IMU. DURO COLPO AL NON PROFIT E ANCORA TROPPA POCA CHIAREZZA
26 Novembre 2012
COMUNICATO STAMPA DEL FORUM
Roma 26 novembre 2012
E’ stato pubblicato in Gazzetta Ufficiale il regolamento che disciplina il pagamento dell’Imu delle organizzazioni non profit e che stabilisce quali enti non pagheranno – dal 1 gennaio 2013 – l’Imu in virtù della loro natura non commerciale, quali la pagheranno perché esercitano attività commerciale, e come verra’applicata l’Imu per le unità immobiliari con utilizzazione mista, dove cioè si svolgono sia attività commerciali che non. Il Forum del Terzo Settore, che aveva già chiesto una normativa chiara e non penalizzante per il non profit, ribadisce che si tratta di una problematica complessa che ha conseguenze importanti per tutto il non profit italiano e non può essere liquidata come una polemica tra Stato italiano e Chiesa cattolica.
“Il nodo cruciale è proprio uscire da questa controversia – dichiara il Portavoce del Forum Andrea Olivero – e considerare che le norme sul pagamento dell’Imu interessano l’intero e variegato mondo del non profit – oltre 235.000 organizzazioni, tra le quali, anche quelle di matrice cattolica –. Un mondo che occupa, in Italia, circa 750.000 persone in forma retribuita e impiega oltre 3 milioni di volontari, che contribuisce al 5% del pil e fornisce servizi fondamentali ai cittadini – dalle mense ai dormitori, dall’assistenza ai disabili alla cura degli anziani, dalla protezione civile alla difesa del patrimonio culturale – con pochissimi sostegni ed incentivi.”

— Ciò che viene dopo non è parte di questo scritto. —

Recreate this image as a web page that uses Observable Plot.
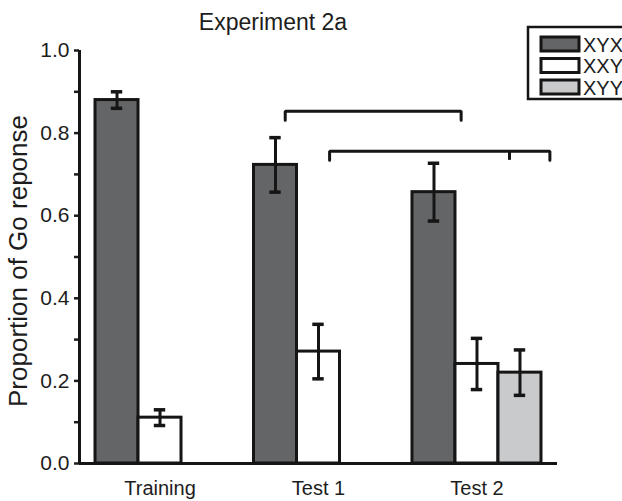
<!DOCTYPE html>
<html>
<head>
<meta charset="utf-8">
<script src="https://cdn.jsdelivr.net/npm/d3@7"></script>
<script src="https://cdn.jsdelivr.net/npm/@observablehq/plot@0.6"></script>
<style>
  body { margin: 0; background: #fff; }
  #chart svg { display: block; }
  g[aria-label^="y-axis"] line, g[aria-label^="y-axis"] path { stroke-width: 2.5px; }
  g[aria-label^="y-axis"] { font-size: 21px; }
  g[aria-label^="x-axis"] { font-size: 20px; }
</style>
</head>
<body>
<div id="chart"></div>
<script>
// Conditions on the x axis and the three stimulus types
const categories = ["Training", "Test 1", "Test 2"];
const series = ["XYX", "XXY", "XYY"];
const seriesFill = ["#646567", "#ffffff", "#c9cacc"];

// Mean proportion of Go responses and error (± SE) per condition
const xyxMean = [0.880, 0.723, 0.657];
const xyxErr  = [0.020, 0.066, 0.070];
const xxyMean = [0.111, 0.271, 0.241];
const xxyErr  = [0.019, 0.066, 0.062];
const xyyMean = [null, null, 0.220];
const xyyErr  = [null, null, 0.055];

// Y axis ticks (labels on every other one)
const yTicks = [0, 0.1, 0.2, 0.3, 0.4, 0.5, 0.6, 0.7, 0.8, 0.9, 1.0];

// Comparison brackets, x in category-index units
const bracketLevel = [0.853, 0.756];
const bracketStart = [0.79, 1.07];
const bracketEnd   = [1.90, 2.46];
const bracketMid   = [null, 2.205];
const bracketDrop  = 0.022;

// Layout in category units: each category holds three bar slots
const barW = 0.2713;
const capHalf = 0.036;
const xDomain = [-0.508, 2.508];

const means = [xyxMean, xxyMean, xyyMean];
const errs = [xyxErr, xxyErr, xyyErr];
const rows = [];
categories.forEach((c, i) => {
  series.forEach((s, k) => {
    const m = means[k][i];
    if (m == null) return;
    rows.push({
      category: c, series: s, mean: m, err: errs[k][i],
      x1: i + (k - 1.5) * barW, x2: i + (k - 0.5) * barW,
      xc: i + (k - 1) * barW, fill: seriesFill[k]
    });
  });
});

const bracketPts = [];
bracketLevel.forEach((y, b) => {
  bracketPts.push({id: b, x: bracketStart[b], y: y - bracketDrop});
  bracketPts.push({id: b, x: bracketStart[b], y: y});
  bracketPts.push({id: b, x: bracketEnd[b], y: y});
  bracketPts.push({id: b, x: bracketEnd[b], y: y - bracketDrop});
});
const midTicks = bracketMid.map((x, b) => ({x, y: bracketLevel[b]})).filter(d => d.x != null);

const ink = "#151515";

const plot = Plot.plot({
  width: 622,
  height: 501,
  marginLeft: 79,
  marginRight: 65,
  marginTop: 50,
  marginBottom: 38,
  style: {fontFamily: "'Liberation Sans', Arial, sans-serif", fontSize: "20px", color: "#1d1d1d", background: "white"},
  color: {type: "identity"},
  x: {domain: xDomain, ticks: [0, 1, 2], tickFormat: i => categories[i], tickSize: 0, tickPadding: 17, label: null},
  y: {domain: [0, 1], ticks: yTicks, tickSize: 5, tickPadding: 5, label: null,
      tickFormat: d => Math.round(d * 10) % 2 ? "" : d3.format(".1f")(d)},
  marks: [
    Plot.rectY(rows, {x1: "x1", x2: "x2", y1: 0, y2: "mean", fill: "fill", stroke: ink, strokeWidth: 3}),
    Plot.ruleX(rows, {x: "xc", y1: d => d.mean - d.err, y2: d => d.mean + d.err, stroke: ink, strokeWidth: 3}),
    Plot.ruleY(rows, {y: d => d.mean + d.err, x1: d => d.xc - capHalf, x2: d => d.xc + capHalf, stroke: ink, strokeWidth: 3.5}),
    Plot.ruleY(rows, {y: d => d.mean - d.err, x1: d => d.xc - capHalf, x2: d => d.xc + capHalf, stroke: ink, strokeWidth: 3.5}),
    Plot.line(bracketPts, {x: "x", y: "y", z: "id", stroke: ink, strokeWidth: 3, strokeLinejoin: "miter"}),
    Plot.ruleX(midTicks, {x: "x", y1: d => d.y - bracketDrop, y2: "y", stroke: ink, strokeWidth: 3}),
    Plot.ruleY([0], {stroke: ink, strokeWidth: 3}),
    Plot.ruleX([xDomain[0]], {stroke: ink, strokeWidth: 3})
  ]
});

document.getElementById("chart").appendChild(plot);

// Title, y-axis title and legend
const svg = d3.select(plot);
svg.append("text")
  .attr("x", 273).attr("y", 30)
  .attr("text-anchor", "middle")
  .style("font-size", "23px").attr("fill", "#1d1d1d")
  .text("Experiment 2a");

svg.append("text")
  .attr("transform", "translate(27,261) rotate(-90)")
  .attr("text-anchor", "middle")
  .style("font-size", "26px").attr("fill", "#1d1d1d")
  .text("Proportion of Go reponse");

const legend = svg.append("g").attr("text-anchor", "start");
legend.append("rect")
  .attr("x", 528).attr("y", 27).attr("width", 120).attr("height", 72)
  .attr("fill", "white").attr("stroke", ink).attr("stroke-width", 2.5);
series.forEach((s, k) => {
  legend.append("rect")
    .attr("x", 541).attr("y", 37 + k * 21.5).attr("width", 38).attr("height", 14)
    .attr("fill", seriesFill[k]).attr("stroke", ink).attr("stroke-width", 3);
  legend.append("text")
    .attr("x", 583).attr("y", 51.5 + k * 21.5)
    .attr("text-anchor", "start")
    .style("font-size", "20px").attr("fill", "#1d1d1d")
    .text(s);
});
</script>
</body>
</html>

Il regolamento stabilisce per gli enti non profit l’esenzione dal pagamento dell’Imu solo per le attività non commerciali e definisce quindi i requisiti che un’organizzazione deve possedere per essere definita tale: il divieto di distribuire utili, l’obbligo di reinvestire gli eventuali utili per scopi di solidarietà sociale e infine l’obbligo, in caso di scioglimento, che i fondi residui saranno devoluti ad altro ente non commerciale.
Il problema arriva quando si legge l’articolo 4 del regolamento, che definisce ulteriori condizioni legate alla non commerciabilità distinte per settore di attività dell’ente: assistenziali e sanitarie, didattiche, ricettive, culturali e ricreative oppure sportive. In questi casi, se l’ente è accreditato o convenzionato, le attività devono essere gratuite o possono essere richiesti ‘eventuali importi di partecipazione alla spesa’, se invece l’ente non è accreditato né convenzionato, le attività devono essere gratuite o può essere chiesto un versamento di corrispettivi di “importo simbolico” e, comunque, ‘non superiore alla metà dei corrispettivi medi previsti per analoghe attività svolte con modalità concorrenziali nello stesso ambito territoriale, tenuto anche conto dell’assenza di relazione con il costo effettivo del servizio’.
“Il problema – sostiene il portavoce – è a questi criteri si aggiungono termini quali ‘retta simbolica’ o importo ‘non superiore alla metà dei prezzi medi di mercato’ senza che essi vengano definiti.” Viene chiesto in sostanza di far riferimento ad un prezzo di mercato che però non deve essere costruito secondo le logiche del mercato. “Una norma quindi che crea molta confusione e lascia aperti ampi margini di interpretazione.”
“Inoltre, è del tutto improprio invocare il divieto di concorrenza in quanto le organizzazioni sociali si caricano di responsabilità pubbliche, cosa che i singoli privati non fanno. Pertanto i benefici di cui eventualmente godono sono ampiamente compensati dai maggiori oneri nei confronti dei cittadini che le organizzazioni si assumono. Le organizzazioni non profit svolgono infatti un’attività che ha un vantaggio sociale che ampiamente compensa quello che è il beneficio che viene dato da queste norme.”
“Ricordiamo infine che fino al 2011 gli enti non commerciali in possesso di immobili ‘destinati esclusivamente allo svolgimento di attività assistenziali, previdenziali, sanitarie, didattiche, ricettive, culturali, ricreative e sportive’, erano esonerati dall’obbligo di presentare la dichiarazione ICI e quindi esenti dal pagamento di tale imposta. Un regolamento come questo, oltre ad ingenerare una grandissima confusione, di certo non aiuta quanti, in Italia, svolgono attività a grande ricaduta sociale, anzi andrà a penalizzarli fortemente”.